In the latter part of the eighteenth century the Yale College butler held his buttery in the ground floor, front corner room, of South Middle College, and sold cider, metheglin, strong beer, together with loaf sugar, etc., to the students. Dr. Lyman Beecher, in his autobiography, says of old Doctor Dwight, then president of the college: "Before he came college was in a most ungodly state.... Wine and liquor were kept in many rooms, intemperance, profanity, gambling, and licentiousness were common."

John Bacon, afterwards United States Senator, and Chief Justice of New Hampshire, sailed from Boston for Princeton College September 10, 1751. In his diary he states his outfit.

5 qts West India rum5176
1 qr. lb. Tea, 12
1 doz. fowls,210
2 lbs. loaf sugar, 16
1 doz-8 lemons,19
3 lbs. butter, 12

In a book published in 1764 describing student life at Princeton, it is stated that "the general table drink is beer or cider."

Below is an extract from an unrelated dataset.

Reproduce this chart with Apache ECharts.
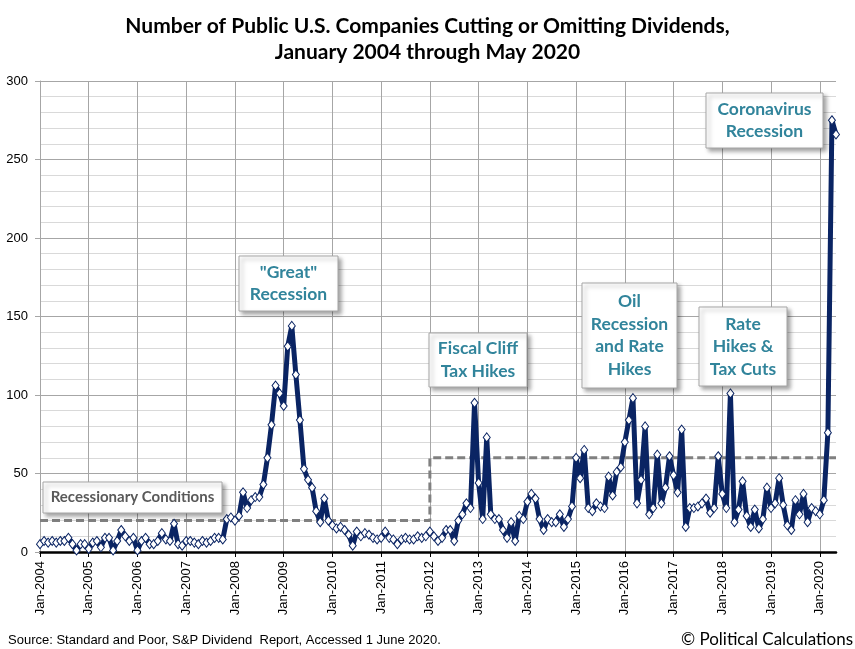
<!DOCTYPE html>
<html>
<head>
<meta charset="utf-8">
<title>Dividend Cuts 2004-2020</title>
<script src="https://cdn.jsdelivr.net/npm/echarts@6/dist/echarts.min.js"></script>
<style>
    html, body {margin: 0; padding: 0; background: #fff;}
    #chart0 {width: 855px; height: 649px;}
</style>
</head>
<body>
<div id="chart0"></div>
<script>
// monthly counts
var cut2004 = [5, 7, 6, 7, 6, 7, 7, 9, 5, 1, 5, 5];
var cut2005 = [2, 6, 7, 3, 9, 9, 1, 7, 14, 10, 7, 9];
var cut2006 = [1, 7, 9, 5, 5, 7, 12, 8, 7, 18, 5, 4];
var cut2007 = [7, 7, 6, 5, 7, 6, 7, 9, 9, 8, 21, 22];
var cut2008 = [20, 23, 38, 28, 33, 35, 35, 43, 60, 81, 106, 101];
var cut2009 = [93, 131, 144, 113, 84, 53, 46, 41, 26, 19, 34, 20];
var cut2010 = [17, 15, 16, 14, 11, 4, 13, 10, 12, 11, 9, 8];
var cut2011 = [9, 13, 9, 8, 5, 8, 9, 8, 8, 10, 9, 10];
var cut2012 = [13, 10, 7, 9, 14, 14, 7, 20, 24, 31, 28, 95];
var cut2013 = [44, 21, 73, 24, 21, 21, 14, 9, 19, 7, 23, 21];
var cut2014 = [32, 37, 34, 21, 14, 21, 19, 19, 24, 16, 21, 29];
var cut2015 = [60, 47, 65, 28, 26, 31, 29, 28, 48, 36, 51, 54];
var cut2016 = [70, 84, 98, 31, 46, 80, 24, 28, 62, 31, 41, 61];
var cut2017 = [49, 38, 78, 16, 28, 28, 29, 31, 34, 25, 28, 61];
var cut2018 = [37, 28, 101, 19, 27, 45, 23, 16, 27, 15, 21, 41];
var cut2019 = [28, 31, 47, 30, 17, 14, 33, 24, 37, 19, 28, 26];
var cut2020 = [24, 33, 76, 275, 266];

// recessionary conditions threshold: 20 until end of 2011, 60 from Jan 2012
var thresholdLevels = [20, 60];
var thresholdBreak = 'Jan-2012';

var monthNames = ['Jan', 'Feb', 'Mar', 'Apr', 'May', 'Jun', 'Jul', 'Aug', 'Sep', 'Oct', 'Nov', 'Dec'];
var yTicks = [0, 50, 100, 150, 200, 250, 300];

var cuts = [].concat(cut2004, cut2005, cut2006, cut2007, cut2008, cut2009, cut2010,
    cut2011, cut2012, cut2013, cut2014, cut2015, cut2016, cut2017, cut2018, cut2019, cut2020);

var categories = [];
for (var i = 0; i < cuts.length; i++) {
    categories.push(monthNames[i % 12] + '-' + (2004 + Math.floor(i / 12)));
}

var breakIdx = categories.indexOf(thresholdBreak);
var threshold = categories.map(function (c, i) {
    return i < breakIdx ? thresholdLevels[0] : thresholdLevels[1];
});

function isJan(idx) {
    return idx % 12 === 0;
}

// annotation boxes
var teal = '#31849B';
function noteBox(x, y, w, h, text, color, size) {
    return {
        type: 'group',
        children: [
            {
                type: 'rect',
                shape: {x: x, y: y, width: w, height: h},
                style: {
                    fill: '#fff', stroke: '#a6a6a6', lineWidth: 1,
                    shadowColor: 'rgba(0,0,0,0.35)', shadowBlur: 4, shadowOffsetX: 3, shadowOffsetY: 3
                },
                z: 10
            },
            {
                type: 'text',
                x: x + w / 2,
                y: y + h / 2,
                style: {
                    text: text,
                    align: 'center',
                    verticalAlign: 'middle',
                    fill: color || teal,
                    font: 'bold ' + (size || 17.5) + 'px Lato',
                    lineHeight: 22.5
                },
                z: 11
            }
        ]
    };
}

var option0 = {
    animation: false,
    backgroundColor: '#fff',
    title: {
        text: 'Number of Public U.S. Companies Cutting or Omitting Dividends,\nJanuary 2004 through May 2020',
        left: 'center',
        top: 8,
        textStyle: {
            fontFamily: 'Lato',
            fontWeight: 'bold',
            fontSize: 21,
            lineHeight: 26,
            color: '#000'
        }
    },
    grid: {
        left: 40,
        right: 19,
        top: 81,
        bottom: 97,
        containLabel: false
    },
    xAxis: {
        type: 'category',
        boundaryGap: false,
        data: categories,
        axisLine: {lineStyle: {color: '#000', width: 2.5}},
        axisTick: {interval: isJan, length: 5, lineStyle: {color: '#000', width: 1}},
        axisLabel: {
            interval: isJan,
            rotate: 90,
            margin: 9,
            fontFamily: 'Arial',
            fontSize: 13,
            color: '#000'
        },
        splitLine: {show: true, interval: isJan, lineStyle: {color: '#a6a6a6', width: 1}}
    },
    yAxis: {
        type: 'value',
        min: yTicks[0],
        max: yTicks[yTicks.length - 1],
        interval: yTicks[1] - yTicks[0],
        axisLine: {show: true, lineStyle: {color: '#a6a6a6'}},
        axisTick: {show: true, length: 5, lineStyle: {color: '#a6a6a6'}},
        axisLabel: {
            margin: 12,
            fontFamily: 'Arial',
            fontSize: 13,
            color: '#000'
        },
        splitLine: {lineStyle: {color: '#a6a6a6', width: 1}},
        minorTick: {show: false, splitNumber: 5},
        minorSplitLine: {show: true, lineStyle: {color: '#d9d9d9', width: 1}}
    },
    series: [
        {
            name: 'Recessionary Conditions',
            type: 'line',
            step: 'end',
            data: threshold,
            symbol: 'none',
            silent: true,
            lineStyle: {color: '#808080', width: 3, type: [8, 4]},
            z: 2
        },
        {
            name: 'Dividend Cuts',
            type: 'line',
            data: cuts,
            symbol: 'diamond',
            symbolSize: [7, 9],
            showAllSymbol: true,
            lineStyle: {color: '#0a2463', width: 5},
            itemStyle: {color: '#fff', borderColor: '#0a2463', borderWidth: 1},
            z: 3
        }
    ],
    graphic: [
        noteBox(43, 482, 179, 31, 'Recessionary Conditions', '#595959', 15),
        noteBox(239, 256, 99, 55, '"Great"\nRecession'),
        noteBox(429, 333, 98, 54, 'Fiscal Cliff\nTax Hikes'),
        noteBox(582, 283, 95, 105, 'Oil\nRecession\nand Rate\nHikes'),
        noteBox(699, 307, 88, 79, 'Rate\nHikes &\nTax Cuts'),
        noteBox(706, 93, 117, 55, 'Coronavirus\nRecession'),
        {
            type: 'text',
            x: 8,
            y: 640,
            style: {
                text: 'Source: Standard and Poor, S&P Dividend  Report, Accessed 1 June 2020.',
                verticalAlign: 'middle',
                fill: '#000',
                font: '13px Arial'
            }
        },
        {
            type: 'text',
            x: 853,
            y: 640,
            style: {
                text: '\u00a9 Political Calculations',
                align: 'right',
                verticalAlign: 'middle',
                fill: '#000',
                font: '17px Lato'
            }
        }
    ]
};

var myChart0 = echarts.init(document.getElementById('chart0'));
myChart0.setOption(option0);
</script>
</body>
</html>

Washington Irving, in Salmagundi, described seeing two students at the tavern at Princeton who got drunk and cursed the professors. Madison was a poler at Princeton, and although the five o'clock horn was a sovereign preventive of midnight revelry, Madison was occasionally found around the blazing logs of the Nassau Inn, when tankards of ale and puffs at the long stemmed pipes punctuated the students' songs.

James Buchanan at Dickinson was the typical bad boy. Immorality was rampant among the students, sobriety and books were ridiculed. Buchanan became a leader in debauchery, although his physique enabled him at the same time to maintain a high rank in scholarship. The faculty chose him as a scapegoat, and he was expelled.

Benny Havens, the hero of the West Point song, for many years sold liquor illicitly to the cadets. The foundation of Vassar College was the fortune acquired by Matthew Vassar as a brewer.